Y para quien haya llegado hasta aquí esperando ver si se habla de si Deckard es un replicante o no, pues la respuesta es: no sé, ¿no? Lo mismo sí. Scott nunca llega a decir «lo es», pero muchas cosas apuntan a que lo sea. Una de ellas es lo del unicornio: en un momento de la película, Deckard sueña despierto, o fantasea, o se imagina, o lo que sea, un unicornio blanco cabalgando por un bosque (recorte, por cierto, de otra peli de Scott, Legend), y en la última escena de la película (versión «favorita»), Gaff, que se dedica a hacer figuritas con papel y cerillas, deja en la puerta de la casa donde dormía Rachael una figura con forma de unicornio. ¿Cómo sabe Gaff lo del unicornio que Deckard tiene en la cabeza? La explicación más plausible es que ese unicornio forma parte de los recuerdos implantados que se les pone de serie a todos los replicantes para hacerles creer que tuvieron una niñez, en vez de haber sido creados ya adultos hace cuatro días (Deckard así se lo dice bastante cruelmente a la propia Rachael), y que por lo tanto, Gaff está diciendo de forma indirecta que Deckard también es uno, aunque quizá con unos parámetros distintos instalados. Otro elemento importante es un momento en el que a Deckard se le ve un reflejo en los ojos típico de los que se les notan a los replicantes con cierta luz, aunque hay que decir que en esa toma a Deckard se lo ve borroso en segundo plano, mientras que Rachael está en primer plano.

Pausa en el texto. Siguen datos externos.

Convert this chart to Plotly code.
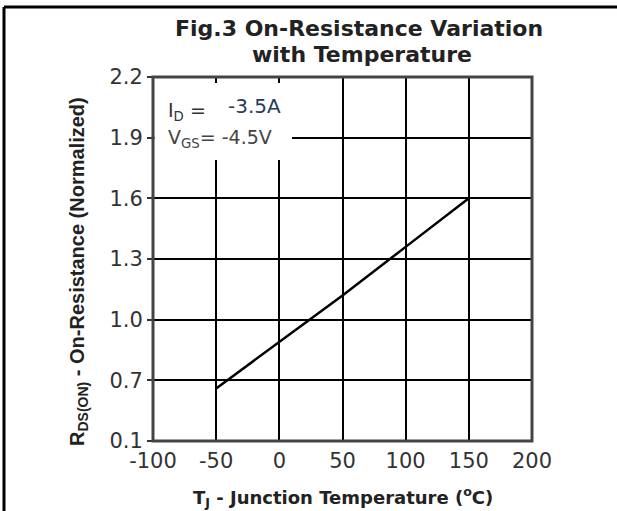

Es decir, que estos dos elementos apuntan fuertemente en esa dirección, pero no se resuelve la duda final al cien por cien, de la misma forma que en la versión más reciente la historia se acaba ahí, sin resolver el destino final de Rachael y Deckard. Lo único que sabemos es que Gaff pudo matar a Rachael (y seguramente a Deckard también) y no lo hizo. ¿Por qué? ¿Qué hará Deckard ahora para vivir más? ¿O no necesita vivir más que lo que viva Rachael? Con Tyrell muerto, ¿puede alguien ayudarles? ¿Importa todo eso o es mejor que él también se pierda como lágrimas en la lluvia?